DAKAR (Reuters) - A French citizen taken hostage by Islamist rebels last week in southwest Mali said he blamed France’s foreign policy for his abduction and urged Paris to respond to his captors’ demands, in a video shown on Monday.
European leaders are growing increasingly anxious that Mali could turn into a platform for militant attacks, including in Europe.
France is the most vocal supporter of military action by an African force against Islamist militants who have taken control of the north of the West African country.
Gilberto Rodriguez Leal, 61, was kidnapped on November 20 after crossing into Mali by car from Mauritania, making him the seventh French national in the hands of Islamist groups in the Sahara desert.
The video, published by Mauritanian news website Alakhbar, showed a bespectacled, unshaven man with white hair flanked by two men carrying rifles and wearing beige uniforms.
“My name is Rodriguez Leal, Gilberto. I was kidnapped in Diema, between Nioro and Bamako, by MUJWA,” he said, referring to one of the Islamist groups controlling northern Mali. “I ask that the French government responds quickly to their demands.”
“I am not to blame for this kidnapping, it is the government’s foreign actions that are to blame,” he said, adding that he was being treated well by his captors. Alakhbar said it had received the footage from MUJWA.
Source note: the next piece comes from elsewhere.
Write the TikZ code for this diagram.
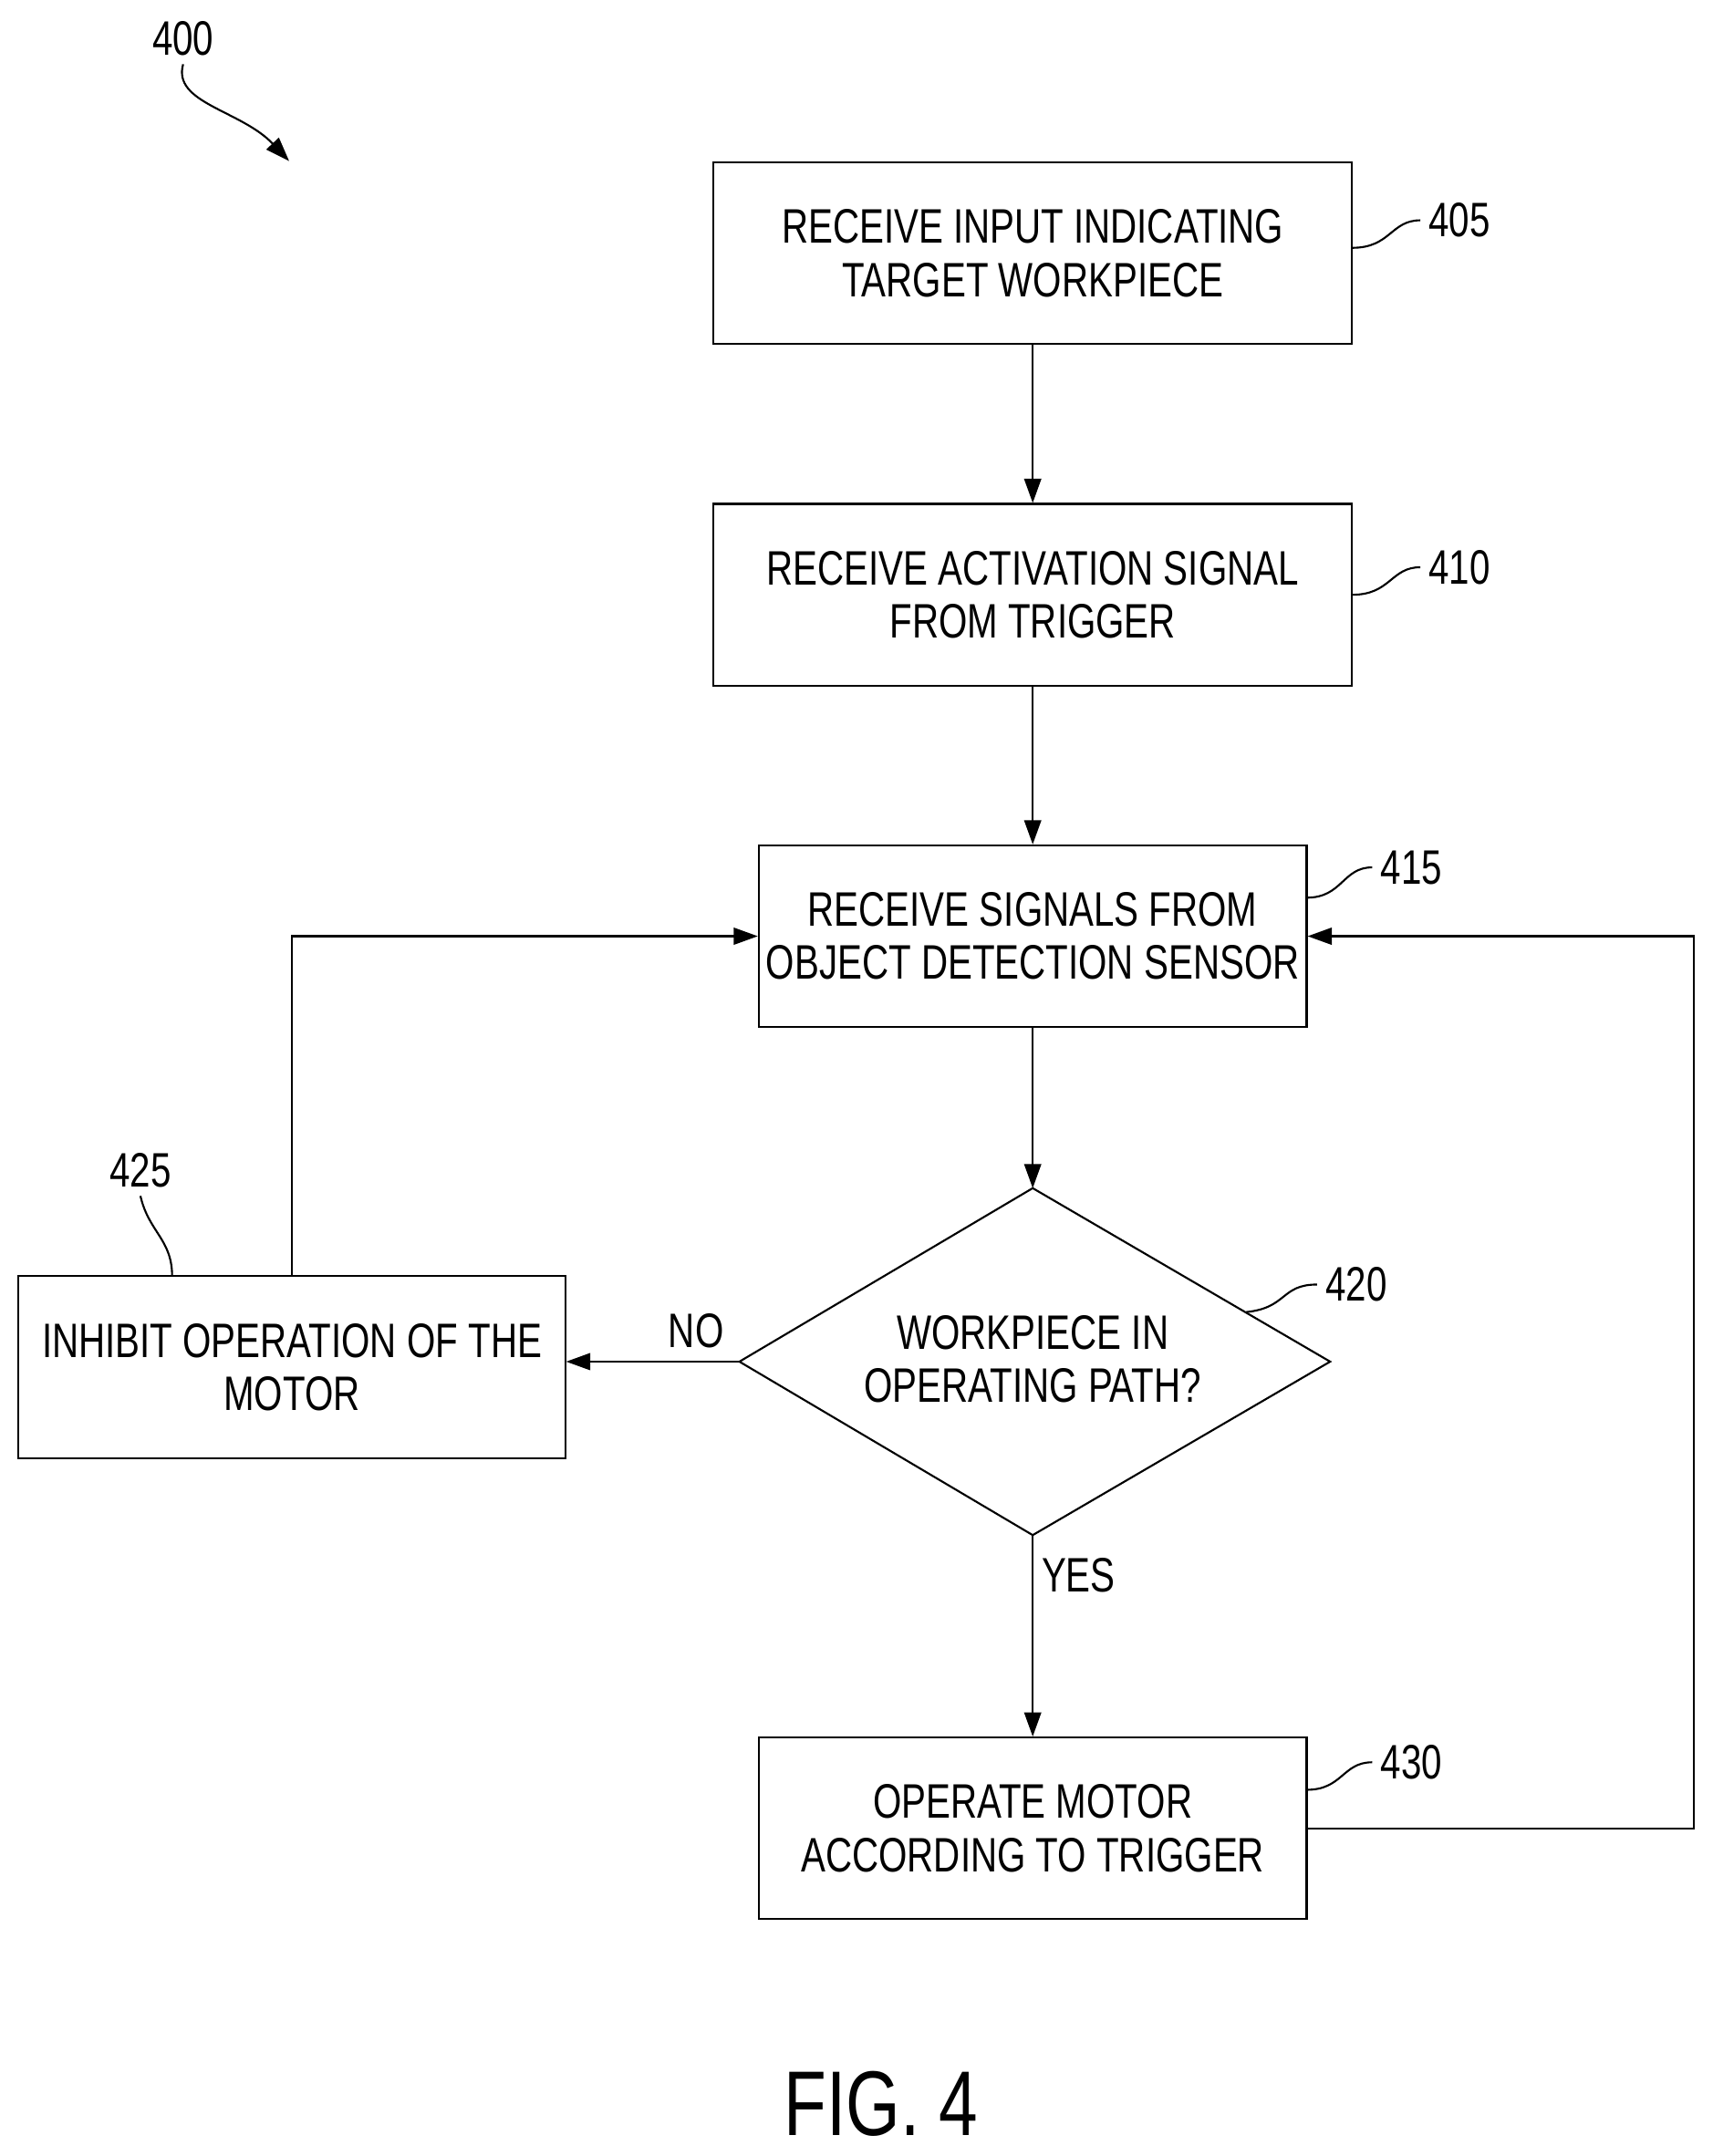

It was not clear what MUJWA’s demands were, but Islamist groups in the Sahara have routinely demanded ransoms of millions of dollars to release hostages, and MUJWA has said France has paid ransoms in the past.
African nations are drawing up plans to intervene in Mali where almost two-thirds of the country fell into Islamist hands after a coup toppled the government earlier this year.
Mali’s prime minister, Cheick Modibo Diarra, arrived in Paris on Monday to hold talks with Foreign minister Laurent Fabius on Tuesday about the possible military intervention.